Riducendo ai minimi termini, Testori e Manzoni raccontano una storia di soprusi, di forti e deboli. È una condizione che si ripete all’ infinito. Anche la peste del 1600 pare attuale alla luce dei fatti di questo periodo che stanno allarmando il mondo intero. Sul palco nota di merito va a Lazzareschi che guida instancabile e con attenzione il giovane gruppo di attori.
Come scrive Shammah: “Per quanto lontano da noi e dallo spirito del nostro tempo, un classico è tale perché capace di risvegliare dubbi ed emozioni proprie a tutti gli esseri umani, in qualsiasi epoca. Testori ha accolto, tradito o tradotto le parole di Manzoni in una nuova forma che rende contemporanee e facilmente comunicabili verità antiche di cui abbiamo nuovamente bisogno”. Di mio non ho mai particolarmente amato I promessi sposi, forse per generazione d’appartenenza o perchè sono anch’io semplice figlia e vittima di questi tempi.
La rappresentazione dello spettacolo è un esempio di teatro ben curato nei dettagli, che sta tra passato e moderno nel suo voler essere metateatro, quindi coraggioso anche nell’ironizzare sulla creazione della messinscena. Toglie infatti alla “messa in scena” la cifra di sacralità, quell’aura che si presuppone appartenere alla costruzione della rappresentazione. La difficoltà sta invece nell’aver volutamente rappresentato lo spettacolo come era nel 1984, ovvero 36 anni fa. Sono anni che rappresentano un mutamento antropologico culturale notevole.

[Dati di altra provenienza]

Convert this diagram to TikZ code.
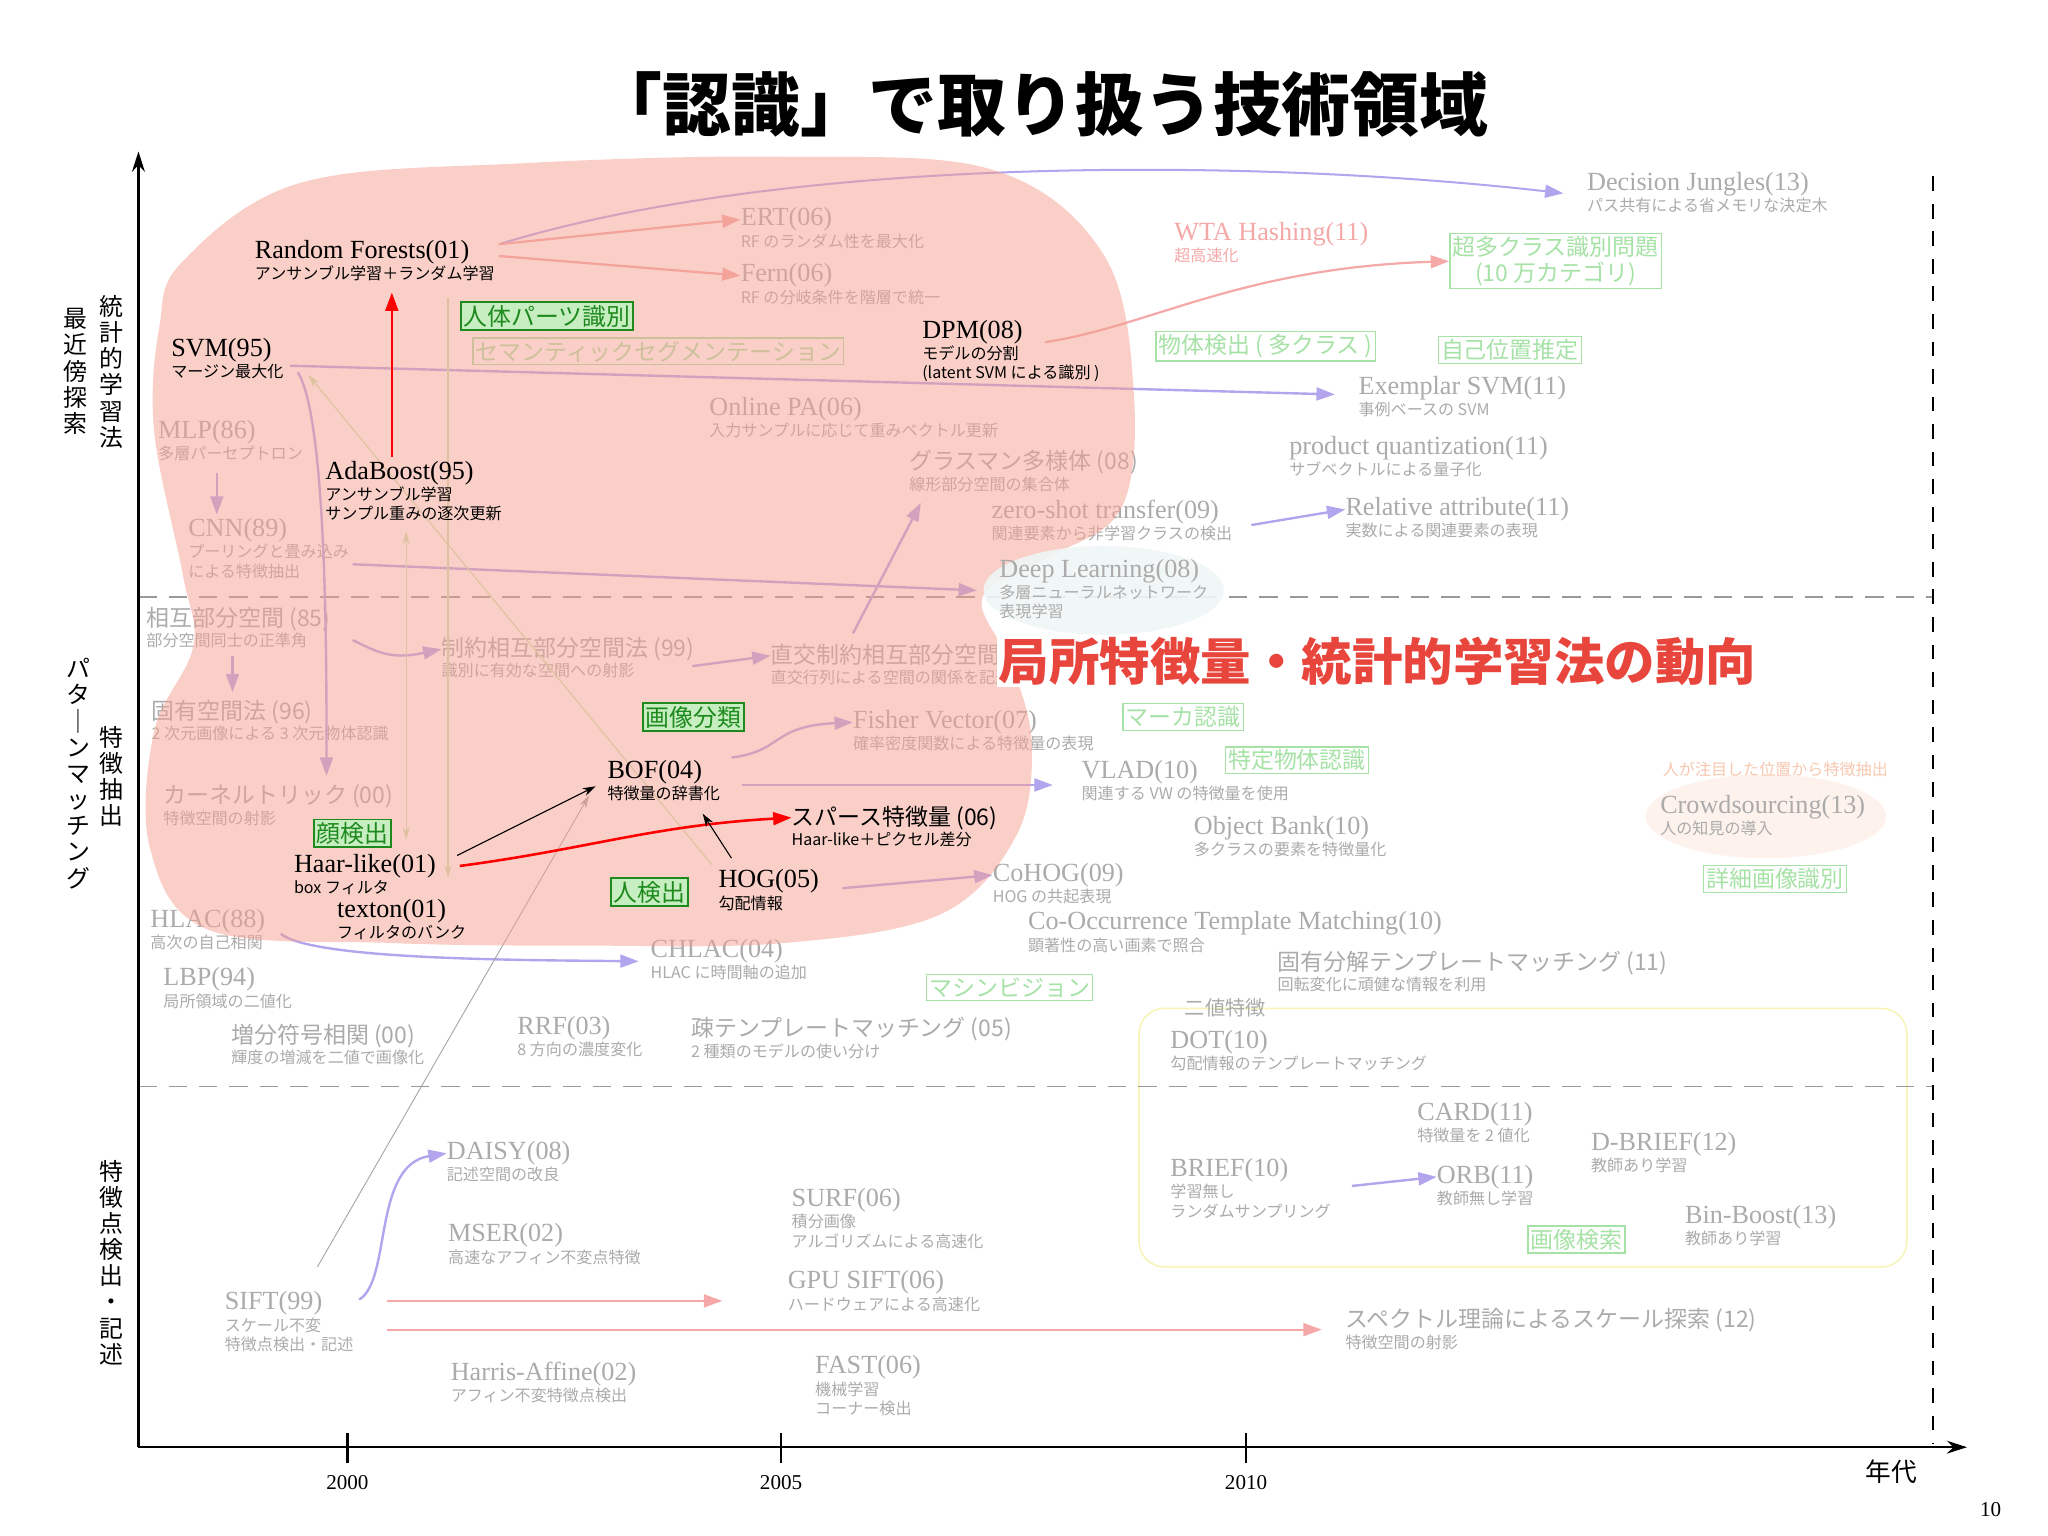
\documentclass[tikz,border=0pt]{standalone}
\usepackage{fontspec}
\setmainfont{Liberation Serif}
\newfontfamily\cjk{Noto Sans CJK JP}
\newcommand\cjm{\cjk\fontsize{25}{28}\selectfont}
\usetikzlibrary{arrows.meta}
\definecolor{gry}{HTML}{ABABAB}
\definecolor{pinkl}{HTML}{F5A8A8}
\definecolor{purp}{HTML}{B3A4EE}
\definecolor{lgreen}{HTML}{A6E2A6}
\definecolor{dgreen}{HTML}{1E8A1E}
\definecolor{dfill}{HTML}{C6EEC0}
\definecolor{redt}{HTML}{E8453C}
\definecolor{blob}{HTML}{F4A090}
\definecolor{ggreen}{HTML}{C8E6B0}
\definecolor{ybox}{HTML}{F8F4B4}
\definecolor{peach}{HTML}{FDF2EC}
\definecolor{peacht}{HTML}{F8C8B0}
\definecolor{glowb}{HTML}{F0F6F6}
\tikzset{
 mainlbl/.style={anchor=west,inner sep=0pt,font=\fontsize{28.5}{30}\selectfont},
 sublbl/.style={anchor=north west,inner sep=0pt,align=left,font=\cjk\fontsize{17.5}{21}\selectfont},
 lbox/.style={draw=lgreen,text=lgreen,line width=1.6pt,inner sep=3pt,font=\cjk\fontsize{25}{28}\selectfont,align=center},
 dbox/.style={draw=dgreen,fill=dfill,text=dgreen,line width=2pt,inner sep=3pt,font=\cjk\fontsize{26}{28}\selectfont},
 parr/.style={draw=purp,line width=2.6pt,-{Triangle[length=20pt,width=14pt]}},
 pkarr/.style={draw=pinkl,line width=2.4pt,-{Triangle[length=20pt,width=14pt]}},
 redarr/.style={draw=red,line width=2.8pt,-{Triangle[length=20pt,width=14pt]}},
 blkarr/.style={draw=black,line width=1.2pt,-{Stealth[length=14pt,width=9pt]}},
 garr/.style={draw=ggreen,line width=1.2pt,-{Stealth[length=14pt,width=8pt]}},
 vtext/.style={align=center,anchor=north,inner sep=0pt,font=\cjk\fontsize{26}{28.5}\selectfont},
}
\newcommand\mylbl[6]{%
 \node[mainlbl,text=#4] (#1) at (#2,#3) {#5};
 \node[sublbl,text=#4] (#1s) at ([yshift=-2pt]#1.south west) {#6};}
\begin{document}
\begin{tikzpicture}[x=0.05cm,y=-0.05cm]
\useasboundingbox[fill=white] (0,0) rectangle (1568,1176);
% title
\node[font=\cjk\bfseries\fontsize{75}{80}\selectfont] (title) at (797,80) {「認識」で取り扱う技術領域};
% yellow box
\draw[draw=ybox,line width=1.6pt,rounded corners=28pt] (872,772) rectangle (1460,970);
% glows
\fill[peach] (1352,625) ellipse (92 and 32);
% dashed lines
\draw[gray!80,line width=1.6pt,dash pattern=on 20pt off 13pt] (106,457) -- (1480,457);
\draw[gray!80,line width=1.6pt,dash pattern=on 20pt off 13pt] (106,832) -- (1480,832);
\draw[black,line width=2.4pt,dash pattern=on 16pt off 14pt] (1480,135) -- (1480,1105);
% gray labels
\mylbl{ert}{567}{168}{gry}{ERT(06)}{RF のランダム性を最大化}
\mylbl{fern}{567}{211}{gry}{Fern(06)}{RF の分岐条件を階層で統一}
\mylbl{dj}{1215}{141}{gry}{Decision Jungles(13)}{パス共有による省メモリな決定木}
\mylbl{wta}{899}{179}{pinkl}{WTA Hashing(11)}{超高速化}
\mylbl{esvm}{1040}{297}{gry}{Exemplar SVM(11)}{事例ベースの SVM}
\mylbl{pq}{987}{343}{gry}{product quantization(11)}{サブベクトルによる量子化}
\mylbl{ra}{1030}{390}{gry}{Relative attribute(11)}{実数による関連要素の表現}
\mylbl{opa}{543}{313}{gry}{Online PA(06)}{入力サンプルに応じて重みベクトル更新}
\mylbl{gras}{696}{354}{gry}{{\cjm グラスマン多様体 (08)}}{線形部分空間の集合体}
\mylbl{zst}{759}{392}{gry}{zero-shot transfer(09)}{関連要素から非学習クラスの検出}
\mylbl{mlp}{121}{331}{gry}{MLP(86)}{多層パーセプトロン}
\mylbl{cnn}{144}{406}{gry}{CNN(89)}{プーリングと畳み込み\\による特徴抽出}
\mylbl{msm}{112}{474}{gry}{{\cjm 相互部分空間 (85)}}{部分空間同士の正準角}
\mylbl{cmsm}{338}{497}{gry}{{\cjm 制約相互部分空間法 (99)}}{識別に有効な空間への射影}
\mylbl{ocmsm}{590}{502}{gry}{{\cjm 直交制約相互部分空間法 (07)}}{直交行列による空間の関係を記述}
\mylbl{eig}{116}{545}{gry}{{\cjm 固有空間法 (96)}}{2 次元画像による 3 次元物体認識}
\mylbl{kt}{125}{610}{gry}{{\cjm カーネルトリック (00)}}{特徴空間の射影}
\mylbl{fv}{653}{553}{gry}{Fisher Vector(07)}{確率密度関数による特徴量の表現}
\mylbl{vlad}{828}{591}{gry}{VLAD(10)}{関連する VW の特徴量を使用}
\mylbl{ob}{914}{634}{gry}{Object Bank(10)}{多クラスの要素を特徴量化}
\mylbl{cohog}{760}{670}{gry}{CoHOG(09)}{HOG の共起表現}
\mylbl{cotm}{787}{707}{gry}{Co-Occurrence Template Matching(10)}{顕著性の高い画素で照合}
\mylbl{edtm}{978}{737}{gry}{{\cjm 固有分解テンプレートマッチング (11)}}{回転変化に頑健な情報を利用}
\mylbl{hlac}{115}{705}{gry}{HLAC(88)}{高次の自己相関}
\mylbl{chlac}{498}{728}{gry}{CHLAC(04)}{HLAC に時間軸の追加}
\mylbl{lbp}{125}{750}{gry}{LBP(94)}{局所領域の二値化}
\mylbl{isc}{177}{793}{gry}{{\cjm 増分符号相関 (00)}}{輝度の増減を二値で画像化}
\mylbl{rrf}{396}{787}{gry}{RRF(03)}{8 方向の濃度変化}
\mylbl{stm}{529}{788}{gry}{{\cjm 疎テンプレートマッチング (05)}}{2 種類のモデルの使い分け}
\node[mainlbl,text=gry,font=\cjk\fontsize{22}{26}\selectfont] (bin) at (907,772) {二値特徴};
\mylbl{dot}{896}{798}{gry}{DOT(10)}{勾配情報のテンプレートマッチング}
\node[sublbl,anchor=west,text=peacht] (crowdn) at (1273,589) {人が注目した位置から特徴抽出};
\mylbl{crowd}{1271}{618}{gry}{Crowdsourcing(13)}{人の知見の導入}
\mylbl{card}{1085}{853}{gry}{CARD(11)}{特徴量を 2 値化}
\mylbl{dbrief}{1218}{876}{gry}{D-BRIEF(12)}{教師あり学習}
\mylbl{brief}{896}{896}{gry}{BRIEF(10)}{学習無し\\ランダムサンプリング}
\mylbl{orb}{1100}{901}{gry}{ORB(11)}{教師無し学習}
\mylbl{binb}{1290}{932}{gry}{Bin-Boost(13)}{教師あり学習}
\mylbl{daisy}{342}{883}{gry}{DAISY(08)}{記述空間の改良}
\mylbl{surf}{606}{919}{gry}{SURF(06)}{積分画像\\アルゴリズムによる高速化}
\mylbl{mser}{343}{946}{gry}{MSER(02)}{高速なアフィン不変点特徴}
\mylbl{gsift}{603}{982}{gry}{GPU SIFT(06)}{ハードウェアによる高速化}
\mylbl{sift}{172}{998}{gry}{SIFT(99)}{スケール不変\\特徴点検出・記述}
\mylbl{spec}{1030}{1011}{gry}{{\cjm スペクトル理論によるスケール探索 (12)}}{特徴空間の射影}
\mylbl{harris}{345}{1052}{gry}{Harris-Affine(02)}{アフィン不変特徴点検出}
\mylbl{fast}{624}{1047}{gry}{FAST(06)}{機械学習\\コーナー検出}
% light boxes
\node[lbox] (b1) at (1191,200) {超多クラス識別問題\\(10 万カテゴリ)};
\node[lbox] (b2) at (969,265) {物体検出 ( 多クラス )};
\node[lbox] (b3) at (1156,268) {自己位置推定};
\node[lbox] (b4) at (504,269) {セマンティックセグメンテーション};
\node[lbox] (b5) at (906,549) {マーカ認識};
\node[lbox] (b6) at (993,582) {特定物体認識};
\node[lbox] (b7) at (1359,673) {詳細画像識別};
\node[lbox] (b8) at (773,756) {マシンビジョン};
\node[lbox] (b9) at (1207,949) {画像検索};
% arrows (light)
\draw[draw=purp,line width=2.2pt,-{Triangle[length=20pt,width=14pt]}] (382,187) .. controls (600,120) and (950,120) .. (1197,148);
\draw[pkarr] (382,187) -- (ert.west);
\draw[pkarr] (382,196) -- (fern.west);
\draw[pkarr] (800,262) .. controls (880,250) and (950,205) .. (b1.west);
\draw[parr] (222,280) -- (1022,302);
\draw[parr] (228,285) .. controls (250,320) and (250,500) .. (250,594);
\draw[parr] (166,362) -- (166,394);
\draw[parr] (270,432) -- (748,452);
\draw[parr] (178,502) -- (178,530);
\draw[parr] (270,490) .. controls (290,500) and (300,505) .. (cmsm.west);
\draw[parr] (530,510) -- (ocmsm.west);
\draw[parr] (653,485) -- (705,385);
\draw[parr] (958,402) -- (ra.west);
\draw[parr] (560,580) .. controls (600,575) and (590,556) .. (fv.west);
\draw[parr] (568,601) -- (806,601);
\draw[parr] (645,680) -- (cohog.west);
\draw[parr] (215,715) .. controls (240,735) and (400,735) .. (489,736);
\draw[parr] (1035,908) -- (orb.west);
\draw[parr] (275,995) .. controls (300,980) and (285,892) .. (daisy.west);
\draw[pkarr] (296,996) -- (553,996);
\draw[pkarr] (296,1018) -- (1012,1018);
\draw[draw=gray!70,line width=1pt,-{Stealth[length=14pt,width=8pt]}] (243,970) -- (451,609);
\draw[garr,{Stealth[length=14pt,width=8pt]}-{Stealth[length=14pt,width=8pt]}] (311,407) -- (311,643);
\draw[garr] (343,228) -- (343,672);
\draw[garr] (545,662) -- (236,287);
% blob
\fill[blob,opacity=0.5] plot[smooth cycle,tension=0.6] coordinates {(140,200) (230,140) (400,125) (600,120) (760,130) (845,195) (868,300) (858,390) (800,428) (752,458) (775,510) (790,570) (778,640) (720,700) (600,722) (450,724) (300,722) (160,712) (115,650) (118,560) (148,495) (140,440) (118,330) (122,250)};
\fill[glowb,opacity=0.9] (845,452) ellipse (92 and 34);
\mylbl{dl}{765}{437}{gry}{Deep Learning(08)}{多層ニューラルネットワーク\\表現学習}
% dark boxes
\node[dbox] (d1) at (419,242) {人体パーツ識別};
\node[dbox] (d2) at (531,549) {画像分類};
\node[dbox] (d3) at (270,638) {顔検出};
\node[dbox] (d4) at (497,683) {人検出};
% black labels
\mylbl{rf}{195}{193}{black}{Random Forests(01)}{アンサンブル学習＋ランダム学習}
\mylbl{svm}{131}{268}{black}{SVM(95)}{マージン最大化}
\mylbl{ada}{249}{362}{black}{AdaBoost(95)}{アンサンブル学習\\サンプル重みの逐次更新}
\mylbl{dpm}{706}{254}{black}{DPM(08)}{モデルの分割\\(latent SVM による識別 )}
\mylbl{bof}{465}{591}{black}{BOF(04)}{特徴量の辞書化}
\mylbl{sparse}{606}{626}{black}{{\cjm スパース特徴量 (06)}}{Haar-like＋ピクセル差分}
\mylbl{haar}{225}{663}{black}{Haar-like(01)}{box フィルタ}
\mylbl{texton}{258}{698}{black}{texton(01)}{フィルタのバンク}
\mylbl{hog}{550}{675}{black}{HOG(05)}{勾配情報}
% strong arrows
\draw[redarr] (300,350) -- (300,224);
\draw[redarr] (352,663) .. controls (450,650) and (500,632) .. (sparse.west);
\draw[blkarr] (350,655) -- (456,602);
\draw[blkarr] (560,657) -- (538,623);
% red title
\node[fill=white,inner sep=2pt,text=redt,font=\cjk\bfseries\fontsize{55}{58}\selectfont,anchor=west] (rt) at (763,506) {局所特徴量・統計的学習法の動向};
% axes
\draw[line width=2.4pt,-{Stealth[length=22pt,width=14pt]}] (106,1108) -- (106,116);
\draw[line width=2.4pt,-{Stealth[length=22pt,width=14pt]}] (106,1108) -- (1506,1108);
\foreach \xx/\yr in {266/2000,598/2005,954/2010}{
 \draw[line width=2.4pt] (\xx,1097) -- (\xx,1120);
 \node[font=\fontsize{23}{24}\selectfont] (yr\yr) at (\xx,1135) {\yr};}
\node[font=\cjk\fontsize{28}{30}\selectfont] (nendai) at (1448,1127) {年代};
\node[font=\fontsize{23}{24}\selectfont] (pg) at (1524,1156) {10};
% vertical axis labels
\node[vtext] (v1) at (85,226) {統\\計\\的\\学\\習\\法};
\node[vtext] (v2) at (58,236) {最\\近\\傍\\探\\索};
\node[vtext] (v3) at (85,556) {特\\徴\\抽\\出};
\node[vtext] (v4) at (60,504) {パ\\タ\\｜\\ン\\マ\\ッ\\チ\\ン\\グ};
\node[vtext] (v5) at (85,888) {特\\徴\\点\\検\\出\\・\\記\\述};
\end{tikzpicture}
\end{document}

Lo spettacolo che è stato pensato per arrivare a un pubblico giovane “pecca” di una lunghezza a cui non si è più abituati e che mette alla prova lo spettatore di oggi. Siamo sempre più educati al mordi e fuggi e diventati poco capaci all’approfondimento. Al contempo parlare dell’opera manzoniana in un “tempo piccolo” sarebbe stato ovviamente riduttivo, e quindi poco efficace. Si tratta di una rappresentazione che come afferma la stessa registra è di questi tempi necessaria: “Ci sono momenti storici in cui alcuni testi ci sembrano necessari; la prima volta che ho messo in scena I Promessi sposi alla prova con Franco Parenti ne sentivo la necessità e la sento oggi, come e forse più di allora. Testori ha accolto, tradito o tradotto le parole di Manzoni in una nuova forma che rende contemporanee e facilmente comunicabili verità antiche di cui abbiamo nuovamente bisogno. Con questo spettacolo, non solo si vuole restituire al pubblico uno dei capisaldi della letteratura italiana e far conoscere e amare la riscrittura di Testori, ma si intende esortare a camminare con una nuova consapevolezza nel nostro tempo e a riscoprire i fondamenti del Teatro, come lo intendo io ancora e sempre di più”.
I promessi sposi alla prova resta un classico del teatro e che come tutti i classici va amato e apprezzato come è e per quel messaggio che forse è sempre lo stesso, ma proprio perché necessario alla consapevolezza, o all’arricchimento del pensiero, va continuamene ripetuto.
Ricordiamo il lavoro di Camilla Piccioni alle luci. Le musiche sono invece a cura di Michele Tadini e Paolo Ciarchi. I costumi sono stati scelti dalla regia dal materiale di sartoria del Teatro gestita da Simona Dondoni. Si tratta di una produzione Teatro Franco Parenti/Fondazione Teatro della Toscana, con il sostegno dell’Associazione Giovanni Testori.